Data governance has more or less pervaded companies of the business world. This is not self-evident, because while it may seem easy to collect data today, understanding it and using it to the best is a challenge that fully justifies the role of the CDO.
We have entered for a long time a data society. As early as the 17th century, the scientific approach instituted the obligation to verify physical laws by applying them to the numbers produced by the measurement of the phenomena they govern. The following centuries saw, with the development of statistics, the generalization of this approach to social and economic phenomena. The present era has succumbed to the promise that an analysis or prediction, based on a measured and therefore objective fact, would have a truth value superior to intuition, reputed to be misleading. Who among us does not own a watch or a connected scale? Companies are overwhelmed by numbers and statistics to justify every decision they make. In his book “La gouvernance par les nombres” (Governance by numbers), Alain Supiot gives us a striking analysis that shows the extent of the historical, social and cultural mechanisms at work.
The ease with which current artificial intelligence technologies produce the right decisions from a mass of numbers, digital data, is unexpected and impressive.
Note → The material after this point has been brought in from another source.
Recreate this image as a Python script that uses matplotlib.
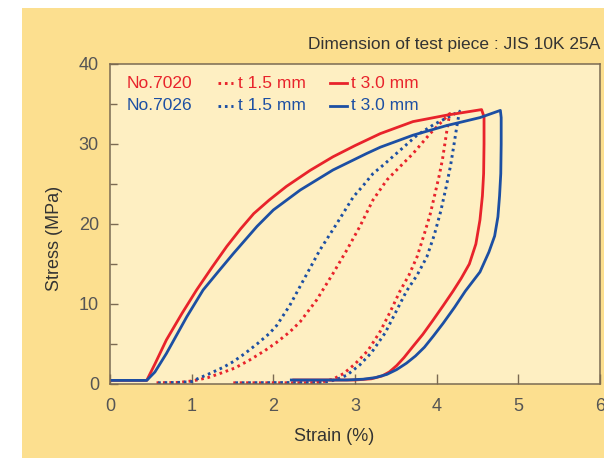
import matplotlib
matplotlib.use("Agg")
from matplotlib import pyplot as plt
from matplotlib.patches import Rectangle

# No.7020 t 3.0 mm (red solid)
red_solid_x = [0.02, 0.45, 0.55, 0.69, 0.88, 1.06, 1.25, 1.43, 1.60, 1.76, 1.95, 2.16, 2.45, 2.73,
               3.00, 3.31, 3.71, 4.12, 4.55, 4.58, 4.58, 4.575, 4.56, 4.53, 4.48, 4.40, 4.30, 4.20,
               4.08, 3.95, 3.83, 3.71, 3.60, 3.51, 3.42, 3.33, 3.20, 3.00, 2.25]
red_solid_y = [0.45, 0.45, 2.5, 5.5, 8.8, 11.75, 14.6, 17.2, 19.4, 21.3, 23.0, 24.7, 26.7, 28.4,
               29.8, 31.3, 32.8, 33.6, 34.3, 33.4, 30.0, 26.3, 23.5, 20.5, 17.5, 15.0, 13.2, 11.6,
               9.8, 7.9, 6.2, 4.7, 3.3, 2.3, 1.5, 1.0, 0.65, 0.5, 0.5]

# No.7026 t 3.0 mm (blue solid)
blue_solid_x = [0.02, 0.45, 0.55, 0.69, 0.94, 1.14, 1.33, 1.51, 1.80, 2.00, 2.33, 2.73, 3.14, 3.31,
                3.71, 4.12, 4.53, 4.78, 4.79, 4.79, 4.785, 4.77, 4.75, 4.71, 4.64, 4.53, 4.44, 4.35,
                4.22, 4.08, 3.96, 3.85, 3.74, 3.63, 3.51, 3.39, 3.25, 3.10, 2.90, 2.22]
blue_solid_y = [0.45, 0.45, 1.5, 3.8, 8.4, 11.75, 14.1, 16.3, 19.7, 21.75, 24.25, 26.75, 28.8, 29.6,
                31.1, 32.3, 33.3, 34.2, 33.3, 30.0, 26.3, 23.5, 20.9, 18.5, 16.5, 14.0, 12.8, 11.6,
                9.6, 7.6, 6.0, 4.6, 3.5, 2.6, 1.8, 1.2, 0.8, 0.6, 0.5, 0.5]

# No.7020 t 1.5 mm (red dotted)
red_dot_x = [0.57, 0.85, 1.02, 1.20, 1.37, 1.53, 1.71, 1.90, 2.04, 2.20, 2.33, 2.53, 2.73, 2.90,
             3.06, 3.22, 3.39, 3.51, 3.71, 3.92, 4.16, 4.13, 4.10, 4.07, 4.03, 3.98, 3.92, 3.85,
             3.76, 3.66, 3.55, 3.43, 3.31, 3.16, 3.00, 2.86, 2.73, 2.60, 2.45, 1.47]
red_dot_y = [0.15, 0.2, 0.4, 0.8, 1.4, 2.0, 3.0, 4.2, 5.2, 6.5, 7.8, 10.5, 13.8, 16.75,
             19.7, 23.0, 25.5, 26.75, 28.8, 31.3, 33.8, 32.0, 30.0, 28.0, 26.0, 23.8, 21.2, 18.8,
             15.9, 13.6, 11.6, 9.0, 6.6, 4.2, 2.5, 1.3, 0.6, 0.25, 0.15, 0.15]

# No.7026 t 1.5 mm (blue dotted)
blue_dot_x = [0.59, 0.85, 1.00, 1.06, 1.22, 1.39, 1.51, 1.65, 1.80, 1.95, 2.04, 2.20, 2.37, 2.57,
              2.78, 2.98, 3.10, 3.22, 3.35, 3.55, 3.76, 3.96, 4.28, 4.25, 4.21, 4.17, 4.12, 4.05,
              3.97, 3.88, 3.76, 3.63, 3.50, 3.37, 3.20, 3.06, 2.90, 2.76, 2.60, 1.50]
blue_dot_y = [0.15, 0.2, 0.3, 0.6, 1.3, 2.1, 2.8, 3.8, 5.0, 6.3, 7.3, 9.8, 13.0, 16.75,
              20.1, 23.4, 24.8, 26.3, 27.4, 29.2, 31.1, 32.4, 34.1, 32.4, 29.8, 27.3, 24.8, 21.6,
              18.6, 15.9, 13.6, 11.6, 9.0, 6.4, 3.9, 2.4, 1.1, 0.5, 0.2, 0.15]

x_ticks = [0, 1, 2, 3, 4, 5, 6]
y_ticks = [0, 10, 20, 30, 40]
y_minor = [5, 15, 25, 35]

RED = "#E8232B"
BLUE = "#1C4FA3"
EDGE = "#7A6A52"
TEXT = "#333333"

fig = plt.figure(figsize=(6.04, 4.58), dpi=100, facecolor="white")
fig.patches.append(Rectangle((22 / 604, 0), 1, 1 - 8 / 458, transform=fig.transFigure,
                             facecolor="#FCDF8F", edgecolor="none", zorder=-10))

ax = fig.add_axes([110 / 604, 1 - 384 / 458, 490 / 604, 320 / 458])
ax.set_facecolor("#FEEFC2")

dots = (0, (0.9, 1.3))
ax.plot(red_dot_x, red_dot_y, color=RED, lw=2.1, linestyle=dots)
ax.plot(blue_dot_x, blue_dot_y, color=BLUE, lw=2.1, linestyle=dots)
ax.plot(red_solid_x, red_solid_y, color=RED, lw=2.0, solid_joinstyle="round")
ax.plot(blue_solid_x, blue_solid_y, color=BLUE, lw=2.0, solid_joinstyle="round")

ax.set_xlim(0, 6)
ax.set_ylim(0, 40)
ax.set_xticks(x_ticks)
ax.set_yticks(y_ticks)
ax.set_yticks(y_minor, minor=True)

tick_font = ["Liberation Sans Narrow", "Liberation Sans", "DejaVu Sans"]
ax.tick_params(axis="both", which="both", direction="in", color=EDGE, width=1.0,
               labelcolor="#555555", labelsize=13)
ax.tick_params(axis="x", which="major", length=7, pad=10)
ax.tick_params(axis="y", which="major", length=6, pad=8)
ax.tick_params(axis="y", which="minor", length=5)
for lab in ax.get_xticklabels() + ax.get_yticklabels():
    lab.set_family(tick_font)

for s in ax.spines.values():
    s.set_color(EDGE)
    s.set_linewidth(1.1)

label_font = ["Liberation Sans", "DejaVu Sans"]
ax.set_xlabel("Strain (%)", fontsize=13, color=TEXT, family=label_font)
ax.set_ylabel("Stress (MPa)", fontsize=13, color=TEXT, family=label_font)
ax.xaxis.set_label_coords(0.457, -0.136)
ax.yaxis.set_label_coords(-0.095, 0.456)

fig.text(600 / 604, 1 - 45 / 458, "Dimension of test piece : JIS 10K 25A", ha="right", va="center",
         fontsize=12.5, color=TEXT, family=label_font)

# legend rows built by hand
rows = [("No.7020", RED, 0.94), ("No.7026", BLUE, 0.869)]
for name, col, yy in rows:
    ax.text(0.034, yy, name, transform=ax.transAxes, color=col, fontsize=12.5,
            va="center", family=label_font)
    ax.plot([0.221, 0.252], [yy, yy], transform=ax.transAxes, color=col, lw=2.1,
            linestyle=dots, clip_on=False)
    ax.text(0.262, yy, "t 1.5 mm", transform=ax.transAxes, color=col, fontsize=12.5,
            va="center", family=label_font)
    ax.plot([0.449, 0.484], [yy, yy], transform=ax.transAxes, color=col, lw=2.0,
            clip_on=False)
    ax.text(0.491, yy, "t 3.0 mm", transform=ax.transAxes, color=col, fontsize=12.5,
            va="center", family=label_font)

fig.savefig("out.png", dpi=100, facecolor=fig.get_facecolor())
It seems capable of propelling humanity beyond the history it has lived until now.
It’s all playing out on the business front. Data seems familiar, yet in some ways it is elusive. Take, for example, Customer identity data. Nothing more common. And yet, at the very least, you need the last name, first name, date of birth and city of birth to minimize the chances of having namesakes. Under the RGPD, the date and city of birth are not justified by the purpose of use, unlike the delivery or postal address, which could allow, in compensation, to distinguish namesakes. In some cases, the cell phone proves to be a more reliable criterion when it is not a prepaid phone card that changes number with each renewal.
More complex data, such as measuring the performance of a business activity, is subject to comparable difficulties. Take, for example, a company that tracks the Margin of a product per customer, which is very common since the Margin determines the company’s ability to invest and grow in the future. It deducts from the selling price, all the costs incurred by the purchase or manufacture of the product, those related to the delivery or provision of the product, and those related to the acquisition and maintenance of the relationship with the customer.
If the calculation model seems clear, the selling price fluctuates, depending on the channels, the seller’s negotiation margin, and the weightings applied to the indicator itself, which is generally an average, and therefore subject to uncertainty. The same is true for costs, notably the cost of acquiring the customer and the costs of managing the relationship. To cope with this, the company conducts detailed cost studies every 2 or 3 years, which produce estimated costs, known as standard costs, in order to manage its margin. All these data are estimates which, at a given moment, for a given customer, can differ significantly from reality. On the other hand, the weightings, which always express a conscious or unconscious intention, can penalize certain products and benefit others.
Data-driven corporate governance is therefore far from being an exact science. The role of the CDO is not only to implement data processing technologies, but also to understand the gaps between the objectives pursued by the company and the uses it makes of its data, the impacts on employees and on products, and to help remedy the drawbacks.